Keep your head down, get your work done and push through the day. Do you best to not fall into the trap of debating at the water cooler. As your best friend always reminds you, “Don’t wrestle with pigs, you get dirty and the pig enjoys it.” Your time will be much better spent Pinning ideas for dinner.
Step 6: Pick up the Kids.
You survived! The day is simple now: Pick up the kids, cook dinner and relax. Maddi runs out of his grandma’s house and screams, “Mommy I decided I like Hilwary! She’s prettier! And doesn’t have orange hair! Grandma said Donald isn’t friends with Mickey. She doesn’t even think he’s allowed to go to Disney! Grandpa said Hilwary wouldn’t know if she had Disney tickets because she can’t keep track of her mail.” And just like that you feel your anxiety level rise as you roll your eyes so far back you can see your brain. You rush Maddi to the car, thank your mother-in-law and call your husband to pick up dinner and bring it home, there is only one word to describe today, DONE!
Step 7: The End is Near.
The children are finally in bed. Grab yourself an iced tea, wine, beer, or Vodka and settle on the couch to watch as the end approaches. You survived Election Day! You showed your child an example of doing his civic duty and supporting this great country. The results are coming in and reality is you have no control over them at this point. You mutter a prayer for the country and smile knowing that in four years you’ll have two little people making your day hectic. Hopefully by then Ms. Peppy Sunshine Intern will have a child or two and bring you a caramel macchiato while you sit in solidarity knowing that surviving this election fiasco as a parent was an adventure.

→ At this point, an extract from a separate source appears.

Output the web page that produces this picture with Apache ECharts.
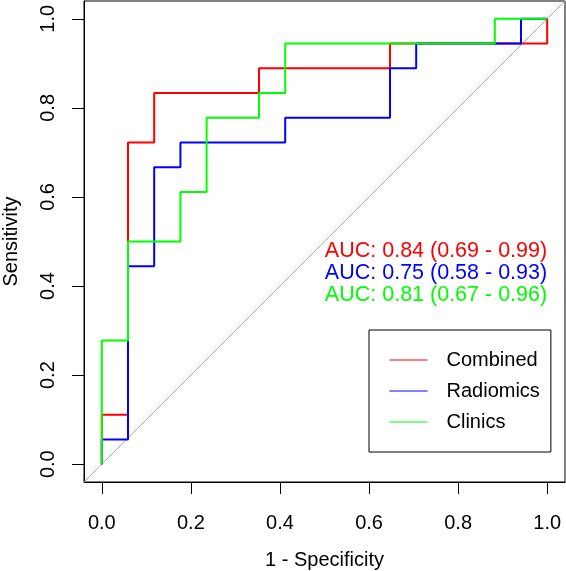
<!DOCTYPE html>
<html>
<head>
<meta charset="utf-8">
<script src="https://cdn.jsdelivr.net/npm/echarts@6/dist/echarts.min.js"></script>
<style>html,body{margin:0;padding:0;background:#fff}#c{width:566px;height:571px}</style>
</head>
<body>
<div id="c"></div>
<script>
// ROC curve vertices (1 - specificity, sensitivity)
const seriesNames = ['Combined', 'Radiomics', 'Clinics'];
const seriesColors = ['#ff0000', '#0000ff', '#00ff00'];

const combinedFpr = [0, 0, 0.0588, 0.0588, 0.1176, 0.1176, 0.3529, 0.3529, 0.6471, 0.6471, 1, 1];
const combinedTpr = [0, 0.1111, 0.1111, 0.7222, 0.7222, 0.8333, 0.8333, 0.8889, 0.8889, 0.9444, 0.9444, 1];

const radiomicsFpr = [0, 0, 0.0588, 0.0588, 0.1176, 0.1176, 0.1765, 0.1765, 0.4118, 0.4118, 0.6471, 0.6471, 0.7059, 0.7059, 0.9412, 0.9412, 1];
const radiomicsTpr = [0, 0.0556, 0.0556, 0.4444, 0.4444, 0.6667, 0.6667, 0.7222, 0.7222, 0.7778, 0.7778, 0.8889, 0.8889, 0.9444, 0.9444, 1, 1];

const clinicsFpr = [0, 0, 0.0588, 0.0588, 0.1765, 0.1765, 0.2353, 0.2353, 0.3529, 0.3529, 0.4118, 0.4118, 0.8824, 0.8824, 1];
const clinicsTpr = [0, 0.2778, 0.2778, 0.5, 0.5, 0.6111, 0.6111, 0.7778, 0.7778, 0.8333, 0.8333, 0.9444, 0.9444, 1, 1];

const diagonalX = [-0.04, 1.04];
const diagonalY = [-0.04, 1.04];

const tickValues = [0, 0.2, 0.4, 0.6, 0.8, 1.0];
const aucLabels = ['AUC: 0.84 (0.69 - 0.99)', 'AUC: 0.75 (0.58 - 0.93)', 'AUC: 0.81 (0.67 - 0.96)'];

const FONT = '"Liberation Sans", Arial, sans-serif';
const zip = (xs, ys) => xs.map((x, i) => [x, ys[i]]);
const curves = [zip(combinedFpr, combinedTpr), zip(radiomicsFpr, radiomicsTpr), zip(clinicsFpr, clinicsTpr)];

const chart = echarts.init(document.getElementById('c'), null, {renderer: 'canvas'});

const axisCommon = {
  type: 'value', min: -0.04, max: 1.04,
  axisLine: {show: true, onZero: false, lineStyle: {color: '#000', width: 1}},
  axisTick: {show: true, inside: false, length: 12, customValues: tickValues, lineStyle: {color: '#000', width: 1}},
  axisLabel: {customValues: tickValues, color: '#000', fontSize: 20, fontFamily: FONT, formatter: v => v.toFixed(1)},
  splitLine: {show: false},
  nameLocation: 'middle',
  nameTextStyle: {color: '#000', fontSize: 20, fontFamily: FONT}
};

const series = [{
  type: 'line', silent: true, data: zip(diagonalX, diagonalY), symbol: 'none',
  lineStyle: {color: '#b0b0b0', width: 1}, z: 1
}];
curves.forEach((c, i) => series.push({
  name: seriesNames[i], type: 'line', data: c, symbol: 'none', showSymbol: false,
  lineStyle: {color: seriesColors[i], width: 2}, itemStyle: {color: seriesColors[i]}, z: 2 + i
}));

const graphics = aucLabels.map((t, i) => ({
  type: 'text', x: 436, y: 251 + i * 22.2,
  style: {text: t, fill: seriesColors[i], font: '21.5px ' + FONT, textAlign: 'center', textVerticalAlign: 'middle'}
}));

chart.setOption({
  animation: false,
  backgroundColor: '#fff',
  grid: {left: 84, top: 1, right: 1, bottom: 89, show: true, borderColor: '#000', borderWidth: 1,
    containLabel: false, outerBoundsMode: 'none'},
  xAxis: Object.assign({}, axisCommon, {name: '1 - Specificity', nameGap: 68,
    axisLabel: Object.assign({}, axisCommon.axisLabel, {margin: 31})}),
  yAxis: Object.assign({}, axisCommon, {name: 'Sensitivity', nameGap: 63,
    axisLabel: Object.assign({}, axisCommon.axisLabel, {margin: 26, rotate: 90})}),
  legend: {
    show: true,
    data: seriesNames, orient: 'vertical', left: 369, top: 330,
    padding: [20, 11, 20, 20], itemGap: 11, itemWidth: 38, itemHeight: 20,
    borderColor: '#000', borderWidth: 1, borderRadius: 0, backgroundColor: '#fff',
    selectedMode: false,
    lineStyle: {width: 1},
    itemStyle: {opacity: 0},
    textStyle: {color: '#000', fontSize: 20, fontFamily: FONT, lineHeight: 20, padding: [0, 0, 0, 14]}
  },
  graphic: graphics,
  series: series
});
</script>
</body>
</html>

A note from HtKS moms: Thank you so much to everyone who has already voted in this year’s election and to those who will vote tomorrow. We know this election has been a bit of a circus and while we poke fun of it in this blog, we also strongly believe in the freedom we have to vote. A freedom that many of our loved ones have fought to preserve. Please take a moment tomorrow to vote even if it means some embarrassing moments with your little Maddi. Voting is very important and teaching the future generation to vote is crucial.